Pemerintah Intensifkan Investigasi Dugaan Kebocoran Data Biometrik Worldcoin di Indonesia
Kementerian Komunikasi dan Informatika (Kominfo) tengah melakukan investigasi mendalam terkait potensi penyalahgunaan dan kebocoran data pribadi yang dikumpulkan oleh Worldcoin melalui pemindaian iris mata (retina scan) di Indonesia.
Direktorat Jenderal Pengawasan Ruang Digital Kominfo, Alexander Sabar, mengungkapkan bahwa timnya sedang melakukan analisis teknis terhadap proses perekaman dan penyimpanan data retina yang dilakukan oleh Worldcoin. Fokus utama investigasi adalah untuk memastikan keamanan data biometrik yang telah dikumpulkan dari ratusan ribu warga Indonesia.
"Jika ditemukan risiko kebocoran data atau potensi penyalahgunaan, kami akan mengambil tindakan tegas untuk melindungi data pribadi masyarakat yang telah terlanjur melakukan pemindaian iris mata," tegas Alexander.
Terungkap bahwa Worldcoin, melalui operasionalnya di Indonesia, telah mengumpulkan lebih dari 500.000 data biometrik berupa hasil pemindaian iris mata dari masyarakat. Praktik ini melibatkan iming-iming sejumlah uang, berkisar antara Rp 250.000 hingga Rp 800.000, sebagai kompensasi bagi mereka yang bersedia dipindai iris matanya.
Menyusul temuan ini, Kominfo telah membekukan izin Penyelenggara Sistem Elektronik (PSE) Worldcoin dan WorldID di Indonesia. Tindakan ini diikuti dengan pemanggilan terhadap Tools for Humanity (TFH), perusahaan yang bertanggung jawab atas operasional Worldcoin, WorldID, dan WorldApp.
Setelah pembekuan izin, seluruh aktivitas pemindaian retina oleh Worldcoin di Indonesia telah dihentikan, termasuk operasi yang dijalankan oleh enam operator lokal yang bekerja sama dengan perusahaan tersebut.

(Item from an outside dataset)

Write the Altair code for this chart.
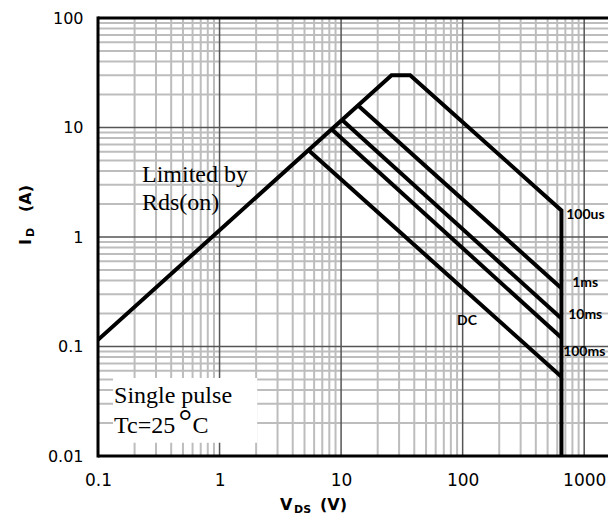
import altair as alt
import pandas as pd

# ---- data ----
env_v = [0.1, 26, 37, 650, 650]
env_i = [0.115, 30, 30, 1.75, 0.01]

ms1_v = [13.8, 650]
ms1_i = [15.9, 0.34]
ms10_v = [10.2, 650]
ms10_i = [11.7, 0.18]
ms100_v = [8.4, 650]
ms100_i = [9.6, 0.12]
dc_v = [5.4, 650]
dc_i = [6.2, 0.053]

curve_labels = ["100us", "1ms", "10ms", "100ms", "DC"]
curve_label_v = [711, 796, 738, 671, 90]
curve_label_i = [1.59, 0.38, 0.194, 0.089, 0.171]

x_ticks = [0.1, 1, 10, 100, 1000]
y_ticks = [0.01, 0.1, 1, 10, 100]
x_major = [1, 10, 100, 1000]
y_major = [0.1, 1, 10]
x_minor = [m * d for d in [0.1, 1, 10, 100, 1000] for m in range(2, 10) if m * d <= 1570]
y_minor = [m * d for d in [0.01, 0.1, 1, 10] for m in range(2, 10)]

W, H = 510, 438
xs = alt.Scale(type="log", domain=[0.1, 1570])
ys = alt.Scale(type="log", domain=[0.01, 100])
xax = alt.Axis(values=x_ticks, format="~g", grid=False, ticks=False, domain=False,
               labelFont="DejaVu Sans", labelFontSize=17, labelColor="black",
               labelPadding=16, title=None, labelFlush=False)
yax = alt.Axis(values=y_ticks, format="~g", grid=False, ticks=False, domain=False,
               labelFont="DejaVu Sans", labelFontSize=16, labelColor="black",
               labelPadding=15, title=None, labelFlush=False)

def X(f):
    return alt.X(f, scale=xs, axis=xax)

def Y(f):
    return alt.Y(f, scale=ys, axis=yax)

rows = []
for name, vv, ii in [("100us", env_v, env_i), ("1ms", ms1_v, ms1_i), ("10ms", ms10_v, ms10_i),
                     ("100ms", ms100_v, ms100_i), ("DC", dc_v, dc_i)]:
    for k, (v, i) in enumerate(zip(vv, ii)):
        rows.append({"series": name, "V": v, "I": i, "k": k})
curves = pd.DataFrame(rows)

base = alt.Chart(pd.DataFrame({"V": [0.1, 1570], "I": [0.01, 100]})).mark_point(opacity=0).encode(
    x=X("V:Q"), y=Y("I:Q"))

gx_minor = alt.Chart(pd.DataFrame({"V": x_minor})).mark_rule(color="#bdbdbd", strokeWidth=2).encode(x=X("V:Q"))
gy_minor = alt.Chart(pd.DataFrame({"I": y_minor})).mark_rule(color="#bdbdbd", strokeWidth=2).encode(y=Y("I:Q"))
gx_major = alt.Chart(pd.DataFrame({"V": x_major})).mark_rule(color="#555555", strokeWidth=1.5).encode(x=X("V:Q"))
gy_major = alt.Chart(pd.DataFrame({"I": y_major})).mark_rule(color="#555555", strokeWidth=1.5).encode(y=Y("I:Q"))

box = alt.Chart(pd.DataFrame({"V": [0.133], "V2": [2.04], "I": [0.0132], "I2": [0.0515]})).mark_rect(
    color="white").encode(x=X("V:Q"), x2="V2:Q", y=Y("I:Q"), y2="I2:Q")

lines = alt.Chart(curves).mark_line(color="black", strokeWidth=4, strokeJoin="miter", clip=True).encode(
    x=X("V:Q"), y=Y("I:Q"), detail="series:N", order="k:Q")

lab = alt.Chart(pd.DataFrame({"t": curve_labels, "V": curve_label_v, "I": curve_label_i})).mark_text(
    align="left", baseline="middle", font="Lato", fontWeight="bold", fontSize=14, color="black").encode(
    x=X("V:Q"), y=Y("I:Q"), text="t:N")

serif = dict(font="Liberation Serif", fontSize=24, color="black", align="left", baseline="alphabetic")
notes = pd.DataFrame({"t": ["Limited by", "Rds(on)", "Single pulse", "Tc=25", "C"],
                      "V": [0.23, 0.23, 0.1355, 0.1355, 0.6],
                      "I": [3.18, 1.77, 0.0305, 0.0162, 0.0162]})
note_txt = alt.Chart(notes).mark_text(**serif).encode(x=X("V:Q"), y=Y("I:Q"), text="t:N")
deg = alt.Chart(pd.DataFrame({"t": ["°"], "V": [0.46], "I": [0.0164]})).mark_text(
    font="Liberation Serif", fontSize=34, color="black", align="left", baseline="alphabetic").encode(
    x=X("V:Q"), y=Y("I:Q"), text="t:N")

def frame(**enc):
    return alt.Chart(pd.DataFrame({"a": [0]})).mark_rule(color="black", strokeWidth=3).encode(**enc)

left = frame(x=alt.value(0), y=alt.value(-1.5), y2=alt.value(H + 1.5))
top = frame(x=alt.value(0), x2=alt.value(W), y=alt.value(0))
bottom = frame(x=alt.value(0), x2=alt.value(W), y=alt.value(H))

bold = dict(font="DejaVu Sans", fontWeight="bold", color="black", align="left", baseline="alphabetic")

def ttl(t, x, y, size, angle=0):
    return alt.Chart(pd.DataFrame({"t": [t]})).mark_text(fontSize=size, angle=angle, **bold).encode(
        x=alt.value(x), y=alt.value(y), text="t:N")

titles = [
    ttl("V", 182, 492, 16), ttl("DS", 196, 495, 11), ttl("(V)", 222, 492, 16),
    ttl("I", -67, 227, 16, 270), ttl("D", -64, 219, 11, 270), ttl("(A)", -67, 194, 16, 270),
]

chart = alt.layer(base, gx_minor, gy_minor, gx_major, gy_major, box, lines, lab, note_txt, deg,
                  left, top, bottom, *titles).properties(
    width=W, height=H, autosize=alt.AutoSizeParams(type="none"),
    padding={"left": 90, "top": 10, "right": 0, "bottom": 60}
).configure_view(strokeWidth=0).configure(background="white")

chart.save("out.html", embed_options={"renderer": "svg", "actions": False})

Kominfo juga menyoroti fakta bahwa banyak warga Indonesia yang tergiur untuk melakukan pemindaian retina karena iming-iming imbalan finansial. Meskipun praktik serupa juga terjadi di beberapa negara lain, Kominfo memandang fenomena ini sebagai sinyal peringatan serius terkait perlindungan data pribadi yang harus dijaga dengan ketat.
"Salah satu pertanyaan utama yang kami ajukan kepada TFH adalah mengenai tujuan sebenarnya dari perekaman data iris mata ini. Apakah murni untuk tujuan keamanan data, ataukah semata-mata didorong oleh iming-iming uang?" tanya Alexander.
Saat ini, Kominfo masih melakukan evaluasi menyeluruh terhadap TFH, sambil menunggu hasil analisis teknis dari tim pengawasan dan sertifikasi transaksi elektronik.
"Kami masih dalam proses, jadi mohon bersabar. Kami akan melihat hasilnya nanti dan mengambil langkah-langkah lebih lanjut yang diperlukan," kata Alexander.
Alexander juga menekankan pentingnya peningkatan literasi digital di kalangan masyarakat untuk mengurangi risiko penyalahgunaan data pribadi. Ia mengingatkan bahwa setiap individu memiliki hak atas data pribadinya, namun juga harus memahami konsekuensi dari penyerahan data tersebut kepada pihak lain.
"Perlindungan data pribadi adalah hak yang melekat pada setiap individu. Namun, harus ada kesadaran dan pemahaman tentang bagaimana data tersebut digunakan," pungkasnya.